Thursday, August 04, 2016

Open government: Engage!

For the past ten days, the State services Commission and Engage2 have been running a public engagement process on the development of New Zealand's second Open Government partnership National Action Plan. And now, finally, we have something to engage on, with a chance to provide input on the draft background for the action plan.

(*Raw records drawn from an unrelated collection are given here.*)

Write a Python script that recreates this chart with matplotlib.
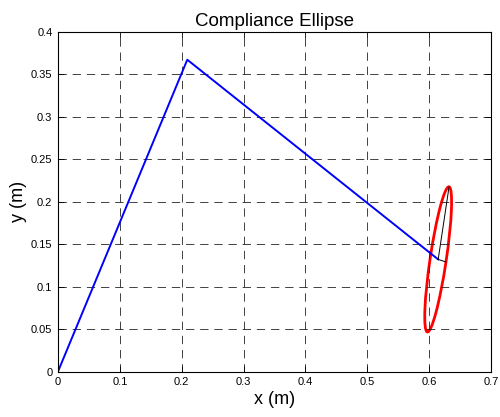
import matplotlib
matplotlib.use("Agg")
import matplotlib.pyplot as plt
from matplotlib.patches import Ellipse
import numpy as np

plt.rcParams['font.family'] = ['Liberation Sans', 'DejaVu Sans']

# arm links: base -> elbow -> end effector
link_x = [0.0, 0.209, 0.6146]
link_y = [0.0, 0.367, 0.132]

# ellipse principal axes (half-axis vectors from end effector)
major_vec = [0.0176, 0.0854]
minor_vec = [0.0126, -0.0030]

xticks = [0, 0.1, 0.2, 0.3, 0.4, 0.5, 0.6, 0.7]
yticks = [0, 0.05, 0.1, 0.15, 0.2, 0.25, 0.3, 0.35, 0.4]

fig = plt.figure(figsize=(5, 4.17), dpi=100)
ax = fig.add_axes([0.116, 0.109, 0.866, 0.815])

ax.plot(link_x, link_y, color='blue', linewidth=1.4)

cx, cy = link_x[-1], link_y[-1]
ax.plot([cx, cx + major_vec[0]], [cy, cy + major_vec[1]], color='black', linewidth=0.7)
ax.plot([cx, cx + minor_vec[0]], [cy, cy + minor_vec[1]], color='black', linewidth=0.7)

a = np.hypot(*major_vec)
b = np.hypot(*minor_vec)
ang = np.degrees(np.arctan2(major_vec[1], major_vec[0]))
ax.add_patch(Ellipse((cx, cy), 2 * a, 2 * b, angle=ang, fill=False,
                     edgecolor='red', linewidth=2))

ax.set_xlim(0, 0.7)
ax.set_ylim(0, 0.4)
ax.set_xticks(xticks)
ax.set_yticks(yticks)
ax.set_xticklabels(['0', '0.1', '0.2', '0.3', '0.4', '0.5', '0.6', '0.7'])
ax.set_yticklabels(['0', '0.05', '0.1', '0.15', '0.2', '0.25', '0.3', '0.35', '0.4'])
ax.tick_params(direction='in', top=True, right=True, labelsize=8, length=4,
               width=0.6, pad=4)
ax.grid(True, color='#222222', linestyle=(0, (10, 7)), linewidth=0.6)
for s in ax.spines.values():
    s.set_linewidth(0.8)

ax.set_title('Compliance Ellipse', fontsize=13.5, pad=4)
ax.set_xlabel('x (m)', fontsize=13, labelpad=3)
ax.set_ylabel('y (m)', fontsize=13, labelpad=3)

plt.savefig('out.png', dpi=100)
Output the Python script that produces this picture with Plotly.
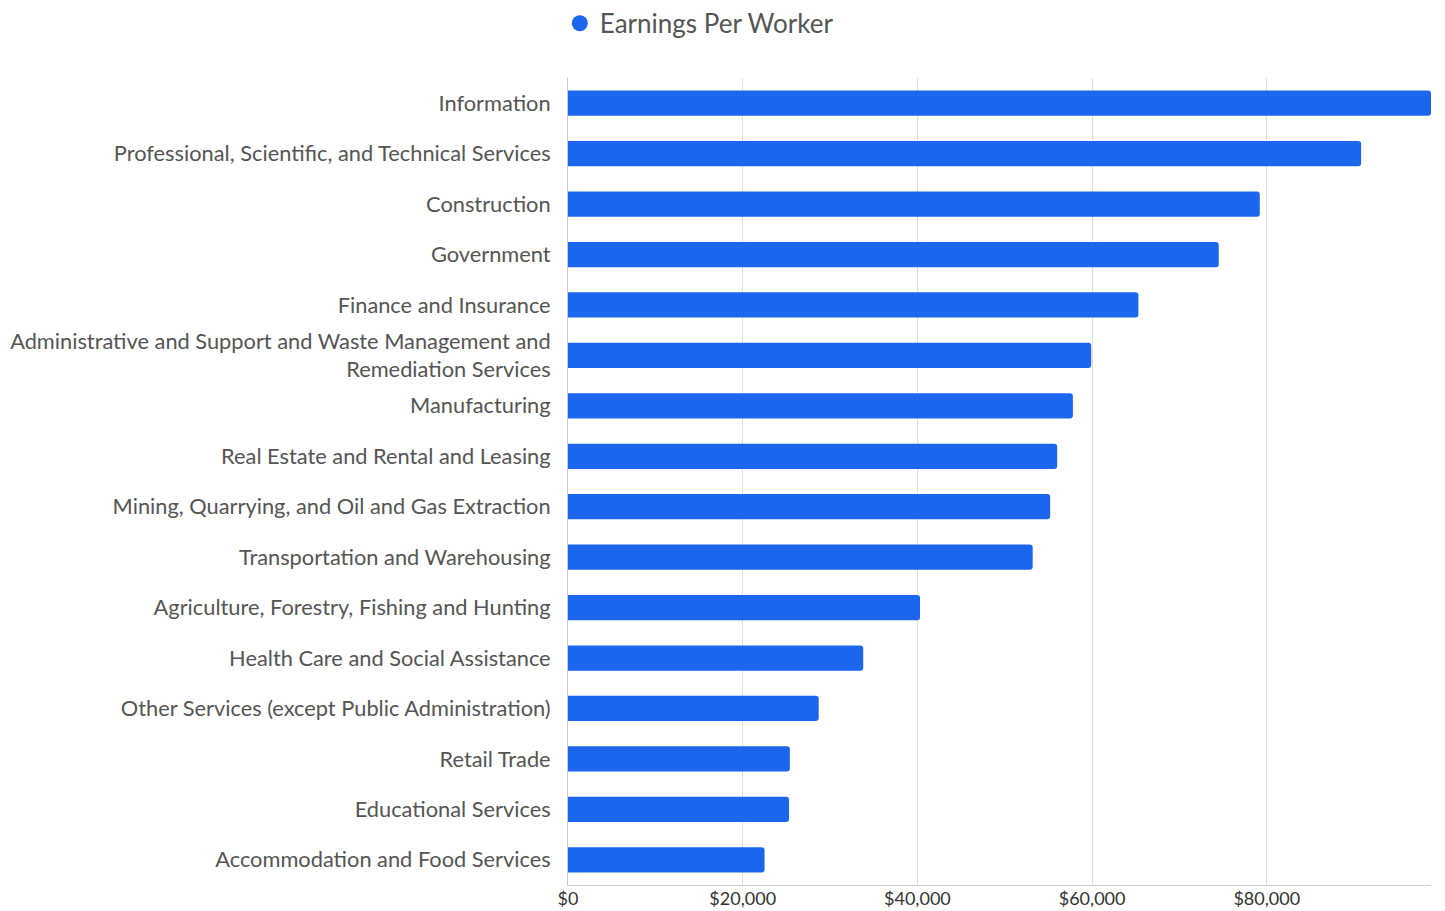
import plotly.graph_objects as go

categories = [
    "Information",
    "Professional, Scientific, and Technical Services",
    "Construction",
    "Government",
    "Finance and Insurance",
    "Administrative and Support and Waste Management and<br>Remediation Services",
    "Manufacturing",
    "Real Estate and Rental and Leasing",
    "Mining, Quarrying, and Oil and Gas Extraction",
    "Transportation and Warehousing",
    "Agriculture, Forestry, Fishing and Hunting",
    "Health Care and Social Assistance",
    "Other Services (except Public Administration)",
    "Retail Trade",
    "Educational Services",
    "Accommodation and Food Services",
]
earnings = [98800, 90800, 79200, 74500, 65300, 59900, 57800, 56000,
            55200, 53200, 40300, 33800, 28700, 25400, 25300, 22500]
series_name = "Earnings Per Worker"
tick_vals = [0, 20000, 40000, 60000, 80000]
tick_text = ["$0", "$20,000", "$40,000", "$60,000", "$80,000"]

color = "#1c66ee"

fig = go.Figure()
fig.add_trace(go.Bar(
    y=categories, x=earnings, orientation="h",
    marker=dict(color=color, line=dict(width=0)),
    name=series_name, showlegend=False,
))
fig.add_trace(go.Scatter(
    x=[None], y=[None], mode="markers",
    marker=dict(color=color, size=20, symbol="circle"),
    name=series_name, showlegend=True,
))

fig.update_layout(
    width=1437, height=903,
    margin=dict(l=560, r=14, t=70, b=26, autoexpand=False),
    paper_bgcolor="white", plot_bgcolor="white",
    font=dict(family="Lato", color="#555555"),
    bargap=0.5,
    barcornerradius=3,
    legend=dict(orientation="h", x=0.384, xanchor="left", y=0.983, yanchor="middle",
                xref="container", yref="container",
                font=dict(size=26, color="#555555"),
                itemsizing="trace"),
    xaxis=dict(range=[0, max(earnings)], tickvals=tick_vals, ticktext=tick_text,
               showgrid=True, gridcolor="#dddddd", gridwidth=1,
               showline=True, linecolor="#cccccc", linewidth=1,
               zeroline=False, tickfont=dict(size=18, color="#333333"),
               ticks="", ticklen=0, ticklabelstandoff=-3, automargin=False),
    yaxis=dict(autorange="reversed", showline=True, linecolor="#cccccc",
               linewidth=1, tickfont=dict(size=21.8, color="#555555"),
               ticks="outside", ticklen=12, tickcolor="white", automargin=False),
)

fig.write_html("out.html")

The draft background is on the engagement platform here. Its basicly the introduction: where we are now, what was in our first action plan (spun to present it as something other than the complete disaster it was independently assessed as by the IRM), and (supposedly) what they learned (supposedly because its pretty clear from this process that they didn't learn anything). At the end of it, it asks three questions:

  • How could we improve on New Zealand’s last National Action Plan?
  • What does open government mean to you in practice?
  • What do you think should be the themes of the second National Action Plan for Open Government should be? e.g. Open data, engagement, open budgets?
As usual for SSC's "engagement", there's no provision for telling them anything else (but you cna always email I suppose). Still, these are useful questions at this stage, though given the expected timeframe there's not going to be a lot of time to adapt proposed commitments to preferred themes (assuming SSC has any intention to). It is important that you answer this. SSC clearly has some ideas about what it wants to see in the action plan - in particular, using it as a tool to legitimise their "big brother" Integrated Data Infrastructure - basicly, combining all the information the government collects on you into one big pile for data mining - and their social investment agenda. Neither of which have anything to do with open government. Its important to go on record if you oppose this, both in the hope of changing it, and because that opposition will be noted by the OGP's Independent Reporting Mechanism and potentially result in adverse consequences for the government.

Submissions apparently close on August 20.